La conciencia es, a la vez, testigo, fiscal y juez, expresa un antiguo proverbio. Parece muy difícil tener buena conciencia, pues ello exige que las tres instancias de nuestro íntimo y misterioso ámbito personal se encuentren en perfecto acuerdo; y, sin embargo, si existe gente sana con la mejor conciencia del mundo, proclamemos nosotros también nuestra vida inmejorable, nuestros buenos sentimientos, nuestra súplica a Dios y la forma en que Él corresponde a nuestros ruegos; y presumamos ejemplarmente de ello, porque, siendo la conciencia esa ‘actividad mental a la que solo tiene acceso el propio sujeto’, debemos, con optimismo sustancial, según la sabia receta de los libros de autoayuda, sentirnos ejemplares.

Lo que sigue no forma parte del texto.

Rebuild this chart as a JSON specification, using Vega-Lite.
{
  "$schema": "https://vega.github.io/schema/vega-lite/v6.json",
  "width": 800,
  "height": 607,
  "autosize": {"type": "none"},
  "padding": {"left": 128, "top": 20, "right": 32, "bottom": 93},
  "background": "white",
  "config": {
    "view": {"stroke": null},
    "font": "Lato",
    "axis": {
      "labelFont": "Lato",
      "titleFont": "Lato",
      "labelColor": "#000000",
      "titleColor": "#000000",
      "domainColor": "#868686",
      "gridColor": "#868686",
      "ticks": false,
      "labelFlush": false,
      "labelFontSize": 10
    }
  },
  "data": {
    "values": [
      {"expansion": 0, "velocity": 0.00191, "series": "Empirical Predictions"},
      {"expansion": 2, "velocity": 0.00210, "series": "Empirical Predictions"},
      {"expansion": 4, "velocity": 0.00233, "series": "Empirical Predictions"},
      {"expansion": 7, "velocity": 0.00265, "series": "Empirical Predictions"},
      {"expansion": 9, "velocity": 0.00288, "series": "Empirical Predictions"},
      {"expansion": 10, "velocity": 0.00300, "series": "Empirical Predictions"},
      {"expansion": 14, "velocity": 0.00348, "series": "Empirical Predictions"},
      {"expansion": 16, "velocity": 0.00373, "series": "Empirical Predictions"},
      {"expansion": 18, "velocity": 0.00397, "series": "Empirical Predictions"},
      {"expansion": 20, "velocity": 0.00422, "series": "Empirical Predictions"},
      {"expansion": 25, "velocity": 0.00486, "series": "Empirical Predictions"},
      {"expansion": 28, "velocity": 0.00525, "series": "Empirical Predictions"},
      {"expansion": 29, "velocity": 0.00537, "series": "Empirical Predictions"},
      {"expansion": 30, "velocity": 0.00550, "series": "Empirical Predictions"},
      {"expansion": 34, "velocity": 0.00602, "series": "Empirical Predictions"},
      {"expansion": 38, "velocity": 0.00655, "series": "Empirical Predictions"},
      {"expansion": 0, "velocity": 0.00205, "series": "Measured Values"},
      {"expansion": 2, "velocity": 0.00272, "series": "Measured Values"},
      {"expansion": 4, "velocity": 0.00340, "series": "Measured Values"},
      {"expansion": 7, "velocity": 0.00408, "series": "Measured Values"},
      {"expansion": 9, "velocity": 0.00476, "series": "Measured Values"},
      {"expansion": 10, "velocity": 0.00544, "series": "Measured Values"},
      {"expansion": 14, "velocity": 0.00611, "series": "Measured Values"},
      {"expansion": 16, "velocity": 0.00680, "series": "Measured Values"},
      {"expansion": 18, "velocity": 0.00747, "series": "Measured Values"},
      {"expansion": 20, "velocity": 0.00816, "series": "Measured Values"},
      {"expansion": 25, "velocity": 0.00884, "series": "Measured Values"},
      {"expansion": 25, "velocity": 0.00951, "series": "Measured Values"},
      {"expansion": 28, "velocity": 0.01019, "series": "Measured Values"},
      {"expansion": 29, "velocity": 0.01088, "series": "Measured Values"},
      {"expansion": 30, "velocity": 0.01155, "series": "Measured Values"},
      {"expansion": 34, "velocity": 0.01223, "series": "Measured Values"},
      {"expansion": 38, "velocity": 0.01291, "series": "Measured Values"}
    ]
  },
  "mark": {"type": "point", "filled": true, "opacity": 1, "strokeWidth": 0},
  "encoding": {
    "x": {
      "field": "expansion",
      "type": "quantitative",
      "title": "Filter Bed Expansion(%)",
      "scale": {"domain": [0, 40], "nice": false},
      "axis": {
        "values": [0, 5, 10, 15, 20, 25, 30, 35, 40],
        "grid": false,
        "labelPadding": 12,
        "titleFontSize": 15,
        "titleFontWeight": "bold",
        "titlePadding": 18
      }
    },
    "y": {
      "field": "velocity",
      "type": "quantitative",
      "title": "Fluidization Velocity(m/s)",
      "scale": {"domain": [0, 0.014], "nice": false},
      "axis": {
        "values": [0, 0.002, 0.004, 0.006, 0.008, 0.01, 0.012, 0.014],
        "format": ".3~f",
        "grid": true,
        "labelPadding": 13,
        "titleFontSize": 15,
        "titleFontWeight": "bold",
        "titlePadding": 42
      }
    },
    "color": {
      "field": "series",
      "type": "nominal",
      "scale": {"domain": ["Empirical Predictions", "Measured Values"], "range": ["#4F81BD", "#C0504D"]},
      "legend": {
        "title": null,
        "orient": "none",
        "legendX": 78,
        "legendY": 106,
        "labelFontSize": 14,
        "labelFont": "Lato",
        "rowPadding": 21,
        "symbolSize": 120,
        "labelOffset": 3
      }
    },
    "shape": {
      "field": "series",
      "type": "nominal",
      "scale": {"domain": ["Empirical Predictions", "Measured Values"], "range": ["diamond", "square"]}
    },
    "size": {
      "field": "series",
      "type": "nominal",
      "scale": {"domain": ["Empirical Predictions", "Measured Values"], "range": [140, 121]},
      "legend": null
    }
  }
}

Con toda evidencia, hay gente peor que nosotros, y aunque reconozcamos sanamente que nadie puede ahorrarse alguna exageración, algún secreto improperio, alguna vanidad, Dios nos entiende, y con el aval de nuestra católica devoción, de nuestra pertenencia apostólica y romana, nos corresponde, en buena ley, sentirnos buenos: hasta por la razón, un ápice egoísta, pero sana, de que sentirse culpables hace mal a la salud.
Buena conciencia con el aval de Dios, ¿qué más pedir a la vida? Amas de casa catoliquísimas, despreciamos íntimamente a la empleada doméstica, nuestros hijos maltratan, humillan y ofenden a quien les sirve, y toman como una gracia el desprecio hacia el pobre… Y pues esto, pasajero, no nos atormenta, y es necesario un motivo de escándalo para nuestro vigor interior, leer cotidianamente, con secreta confianza, al no ser nosotros sus actores, los crímenes, abusos, violaciones e iniquidades que cometen los otros, para condenarlos cumplidamente en privado y en público.

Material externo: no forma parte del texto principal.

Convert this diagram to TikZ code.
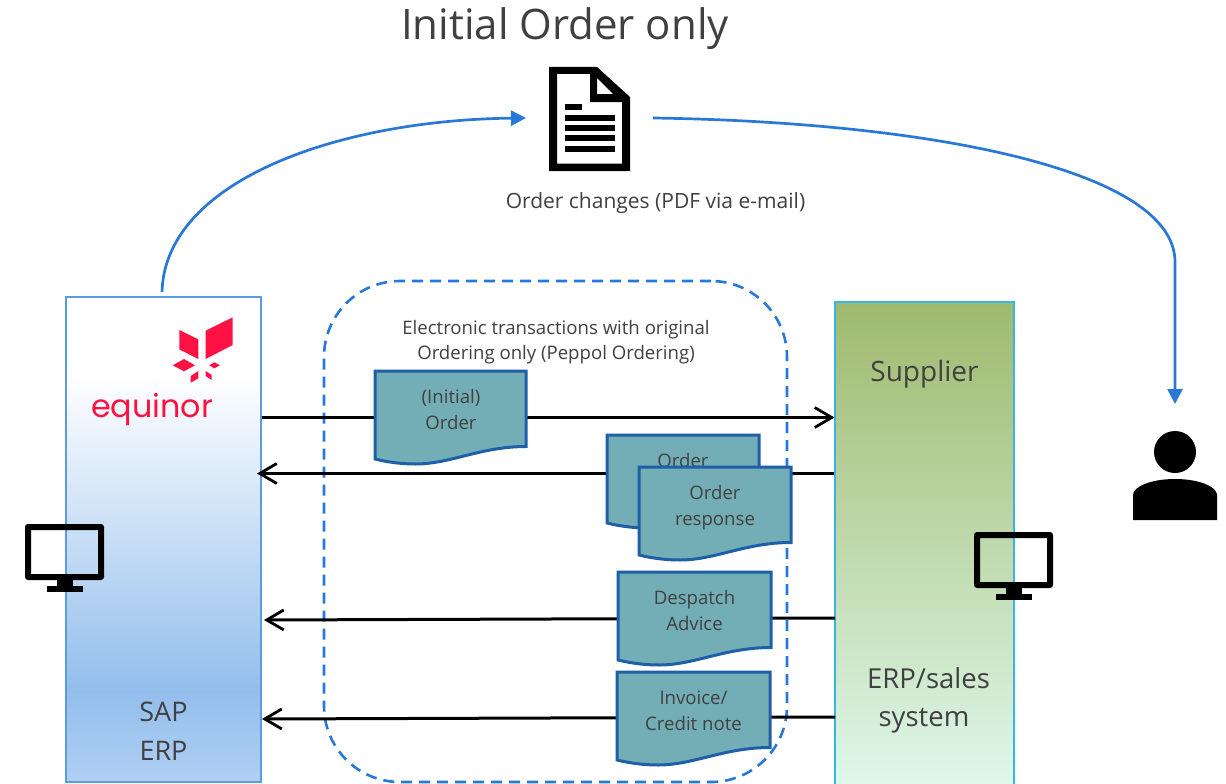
\documentclass[tikz,border=0pt]{standalone}
\usepackage{fontspec}
\setmainfont{Open Sans}
\newfontfamily\logofont{Poppins}
\usetikzlibrary{arrows.meta}
\definecolor{txt}{HTML}{404040}
\definecolor{curveblue}{HTML}{2878D8}
\definecolor{docfill}{HTML}{73AEB6}
\definecolor{docedge}{HTML}{1F5FA8}
\definecolor{logored}{HTML}{FF1243}
\definecolor{lboxedge}{HTML}{5B9BE0}
\definecolor{rboxedge}{HTML}{35B6E6}
\definecolor{ltop}{HTML}{FFFFFF}
\definecolor{lmid}{HTML}{93BEEC}
\definecolor{lbot}{HTML}{B0CFF3}
\definecolor{rtop}{HTML}{9FBA6E}
\definecolor{rbot}{HTML}{E0F8EC}
\pgfdeclareverticalshading{leftgrad}{100bp}{color(0bp)=(lbot); color(25bp)=(lbot); color(34.5bp)=(lmid); color(67bp)=(ltop); color(100bp)=(ltop)}
\pgfdeclareverticalshading{rightgrad}{100bp}{color(0bp)=(rbot); color(25bp)=(rbot); color(75bp)=(rtop); color(100bp)=(rtop)}
\tikzset{
  every node/.style={text=txt,font=\fontsize{18.6}{24}\selectfont,align=center,inner sep=0pt},
  sysbox/.style={rectangle,draw,line width=1.1pt},
  flow/.style={draw=black,line width=3pt,-{Straight Barb[length=17pt,width=20pt,line width=2.8pt]}},
  bluecurve/.style={draw=curveblue,line width=2.7pt,-{Triangle[length=15pt,width=15pt]}},
  docshape/.style={fill=docfill,draw=docedge,line width=3pt,line join=miter},
  doclabel/.style={rectangle,minimum width=150pt,minimum height=70pt},
  icon/.style={fill=black,draw=none,even odd rule},
  logoshape/.style={fill=logored,draw=none,line join=round},
  dashbox/.style={draw=curveblue,line width=2.6pt,dash pattern=on 11pt off 7pt,rounded corners=76pt},
  big/.style={font=\fontsize{28}{38}\selectfont}
}
% x, y top-left, width: right side +75.5, dip +93, left side +88
\newcommand{\docpath}[3]{%
  \pgfmathsetmacro{\dw}{#3}%
  \pgfmathsetmacro{\dwa}{0.70*#3}%
  \pgfmathsetmacro{\dwb}{0.50*#3}%
  \pgfmathsetmacro{\dwc}{0.27*#3}%
  \pgfmathsetmacro{\dwd}{0.17*#3}%
  \pgfmathsetmacro{\dwe}{0.08*#3}%
  \begin{scope}[shift={(#1,#2)}]
  \path[docshape] (0,0) -- (\dw,0) -- (\dw,75.5)
    .. controls (\dwa,75.5) and (\dwb,93) .. (\dwc,93)
    .. controls (\dwd,93) and (\dwe,91) .. (0,88) -- cycle;
  \end{scope}}
\begin{document}
\begin{tikzpicture}[x=1pt,y=-1pt]
\useasboundingbox (0,0) rectangle (1226,784);
\fill[white] (0,0) rectangle (1226,784);

% systems
\node[sysbox,draw=lboxedge,shading=leftgrad,minimum width=195pt,minimum height=485pt] (sap) at (163.5,539.5) {};
\node[sysbox,draw=rboxedge,shading=rightgrad,minimum width=179pt,minimum height=490pt] (erp) at (924.5,547) {};

% dashed frame
\node[dashbox,rectangle,minimum width=463pt,minimum height=501pt] (frame) at (555.5,531.5) {};

% free ends
\coordinate (despatchend) at (264,620);
\coordinate (invoiceend) at (262,719);
\coordinate (orderrespend) at (257,473.5);
\coordinate (despatchstart) at (835,618);
\coordinate (invoicestart) at (835,717);
\coordinate (userin) at (1175,404);
\coordinate (docin) at (526,118);
\coordinate (docout) at (653,118);
\coordinate (sapout) at (162,292);

% connectors
\draw[flow] (sap.east |- 0,417.5) -- (erp.west |- 0,417.5);
\draw[flow] (erp.west |- orderrespend) -- (orderrespend);
\draw[flow] (despatchstart) -- (despatchend);
\draw[flow] (invoicestart) -- (invoiceend);
\draw[bluecurve] (sapout) .. controls (165,180) and (340,120) .. (docin);
\draw[bluecurve] (docout) .. controls (930,122) and (1175,170) .. (1175,262) -- (userin);

% documents
\docpath{375}{371}{151}
\node[doclabel] (initial) at (451,410) {(Initial)\\[2pt]Order};
\docpath{607}{435}{152}
\node[doclabel] (orderback) at (683,476) {Order\\[2pt]\phantom{response}};
\docpath{639}{467}{152}
\node[doclabel] (orderresp) at (715,508) {Order\\[2pt]response};
\docpath{618}{572}{153}
\node[doclabel] (despatch) at (694.5,611) {Despatch\\[2pt]Advice};
\docpath{617}{672}{153}
\node[doclabel] (invoice) at (693.5,711) {Invoice/\\[2pt]Credit note};

% texts
\node[font=\fontsize{42}{48}\selectfont] (title) at (565,29) {Initial Order only};
\node[font=\fontsize{21}{24}\selectfont] (caption) at (655.5,203) {Order changes (PDF via e-mail)};
\node (frametext) at (556,342) {Electronic transactions with original\\[1pt]Ordering only (Peppol Ordering)};
\node[big] (supplier) at (924.5,374) {Supplier};
\node[big,align=center,font=\fontsize{27.5}{38}\selectfont] (erptext) at (924,700) {\hspace{9pt}ERP/sales\\system};
\node[big,align=center,font=\fontsize{27}{39}\selectfont] (saptext) at (163.5,731) {SAP\\ERP};

% logo
\path[logoshape] (179.3,330) -- (198.3,339.3) -- (198.3,359) -- (179.3,349.3) -- cycle;
\path[logoshape] (205.7,330.7) -- (232.7,317.3) -- (232.7,345) -- (205.7,359) -- cycle;
\path[logoshape] (172.7,365.3) -- (184,359) -- (195,365.3) -- (184,371.3) -- cycle;
\path[logoshape] (209.3,365.3) -- (214.3,362.3) -- (220,365.3) -- (214.3,368.3) -- cycle;
\path[logoshape] (190.7,376) -- (198.3,371) -- (198.3,378.3) -- (190.7,382.7) -- cycle;
\path[logoshape] (205.7,371) -- (211.7,375) -- (211.7,380) -- (205.7,376) -- cycle;
\node[text=logored,font=\logofont\fontsize{31.8}{31}\selectfont] (logotext) at (152,410) {equinor};

% paper icon
\path[icon] (549,67) -- (597,67) -- (630,97) -- (630,171) -- (549,171) -- cycle
  (557,74) -- (590,74) -- (590,102) -- (622,102) -- (622,163.5) -- (557,163.5) -- cycle
  (597,78) -- (613,94) -- (597,94) -- cycle;
\fill[black] (565,104) rectangle (582,110);
\foreach \yy in {115,125,135,146} \fill[black] (565,\yy) rectangle (615,\yy+6);

% monitors
\foreach \mx/\my in {25/524,974/532}{
  \begin{scope}[shift={(\mx,\my)}]
    \path[icon] [rounded corners=3pt] (0,0) rectangle (79,56) [sharp corners] (6,6) rectangle (73,50);
    \fill[black] (32,56) rectangle (47.5,62);
    \fill[black] (21.5,62) rectangle (57.5,68);
  \end{scope}
}

% person
\fill[black] (1175,452) circle (21);
\fill[black] (1133,520) -- (1133,495) .. controls (1133,487) and (1150,479) .. (1175,479)
  .. controls (1200,479) and (1217,487) .. (1217,495) -- (1217,520) -- cycle;
\end{tikzpicture}
\end{document}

Cumbayá: hacia las seis de la tarde, en el espacio vacío que fue parqueadero, frente al centro comercial Esquina, dos jóvenes ‘de buenas familias’ se insultan, se pegan, mientras otros les jalean e incitan. Me acerco al guardia, tontamente angustiada, y le pido que haga algo para detenerlos. Él contesta: -No puedo, señora, me pegan a mí, me dicen que soy nadie, me insultan con palabras feas, ¿no ve que de ellos son esos carrazos?…
Para los belicosos, el guardia es nadie: se juega la vida, pero no es persona, en su pobreza. La percepción de los muchachos es clara: a ellos pertenecen todos los derechos: el guardia no es autoridad, ni puede atreverse a decir nada a señoritos ricos -nuevos o viejos, qué importa- catoliquísimos, porque Dios con ellos ha sido siempre bueno, como decía alguna vez, en un té, la madre de uno de los jóvenes, a quien reconocí.
Ah, la buena conciencia. La recomiendan nuestra paz interior, la tranquilidad de nuestra familia y los libros de autoayuda. ¿Quién puede resistirse a ella?